Yogyakarta, 27/8/2025 – The Master’s Program in Linguistics, Faculty of Cultural Sciences (FIB) Universitas Gadjah Mada, held a public lecture entitled “An Outside Perspective: Classifying Languages in Multilingual Spoken Corpora” at the R. Soegondo Auditorium. The event was open to both the academic community and the general public, featuring Dr. Zara Maxwell-Smith, Lecturer in Indonesian Studies at the School of Humanities and Social Sciences (HASS), UNSW Canberra, as the keynote speaker.
The lecture was officially opened by the Head of the Linguistics Master’s Program, Prof. Dr.
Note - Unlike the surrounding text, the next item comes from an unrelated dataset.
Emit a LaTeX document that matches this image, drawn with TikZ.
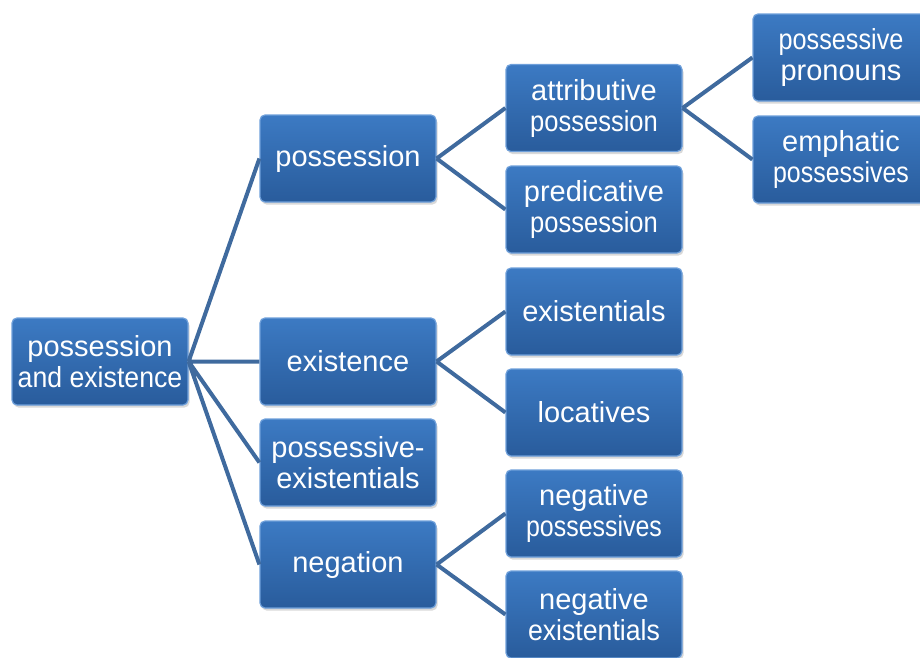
\documentclass[tikz,border=0pt]{standalone}
\usepackage{fontspec}
\setmainfont{Liberation Sans}
\usetikzlibrary{shadows}

\definecolor{boxtop}{HTML}{3C7AC3}
\definecolor{boxbot}{HTML}{295C9C}
\definecolor{boxrim}{HTML}{6E9FDA}
\definecolor{linkblue}{HTML}{3F6A9E}

\tikzset{
  box/.style={rounded corners=5pt, top color=boxtop, bottom color=boxbot,
    draw=boxrim, line width=1.2pt, minimum width=176pt, minimum height=87pt,
    inner sep=2pt, align=center, text=white,
    font=\fontsize{29}{31}\selectfont,
    drop shadow={opacity=0.3, shadow xshift=1.5pt, shadow yshift=-2.5pt}},
  link/.style={draw=linkblue, line width=4pt}
}
\newcommand{\bx}{\node[box]}
\newcommand{\sq}[2]{\scalebox{#1}[1]{#2}}

\begin{document}
\begin{tikzpicture}[x=1pt, y=-1pt]
  \useasboundingbox (0,0) rectangle (920,657);
  \clip (0,0) rectangle (920,657);

  % root
  \bx (root) at (100, 361.5) {possession\\\sq{0.92}{and existence}};

  % first level
  \bx (poss) at (348, 158.5) {possession};
  \bx (exis) at (348, 361.5) {existence};
  \bx (posx) at (348, 462.5) {possessive-\\existentials};
  \bx (nega) at (348, 564.5) {negation};

  % second level
  \bx (attr) at (594, 108)   {attributive\\\sq{0.88}{possession}};
  \bx (pred) at (594, 209.5) {predicative\\\sq{0.88}{possession}};
  \bx (exst) at (594, 311.5) {existentials};
  \bx (loca) at (594, 412.5) {locatives};
  \bx (ngps) at (594, 513.5) {negative\\\sq{0.86}{possessives}};
  \bx (ngex) at (594, 614.5) {negative\\\sq{0.92}{existentials}};

  % third level
  \bx (pron) at (841, 57.5)  {\sq{0.87}{possessive}\\pronouns};
  \bx (emph) at (841, 159.5) {emphatic\\\sq{0.86}{possessives}};

  \draw[link]
    (root.east) -- (poss.west)
    (root.east) -- (exis.west)
    (root.east) -- (posx.west)
    (root.east) -- (nega.west)
    ;

  \draw[link]
    (poss.east) -- (attr.west)
    (poss.east) -- (pred.west)
    (exis.east) -- (exst.west)
    (exis.east) -- (loca.west)
    (nega.east) -- (ngps.west)
    (nega.east) -- (ngex.west)
    (attr.east) -- (pron.west)
    (attr.east) -- (emph.west)
    ;
\end{tikzpicture}
\end{document}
Suhandano, M.A. In his remarks, he encouraged participants to collaborate in advancing linguistic research and to make the most of the opportunity to learn from the invited speaker.
In her presentation, Dr. Zara first highlighted the major challenges in building multilingual spoken corpora. She explained that such corpora are notoriously difficult to annotate and describe. The difficulties include managing non-verbal cues in transcripts, converting oral communication rules into written systems across different languages, transcriber subjectivity, and the significant amount of time required for manual transcription.
She then presented findings from her research on Indonesian Language for Foreign Speakers (BIPA) classroom data. According to her, teachers’ speech is part of their professional identity, and training data can shape perceptions of teaching practice as well as teachers’ understanding of their own work. This, she noted, calls for sensitive approaches to avoid negative impacts on employment and professional reputation.
Despite these challenges, Dr. Zara emphasized the empirical benefits of such research. The findings provide valuable insights for teachers, curriculum developers, educational researchers, and policymakers. Moreover, the study helps advance the teaching of Indonesian, contributes to resources for bilingual natural language processing (NLP), and places education at the center of technological applications in the field of language.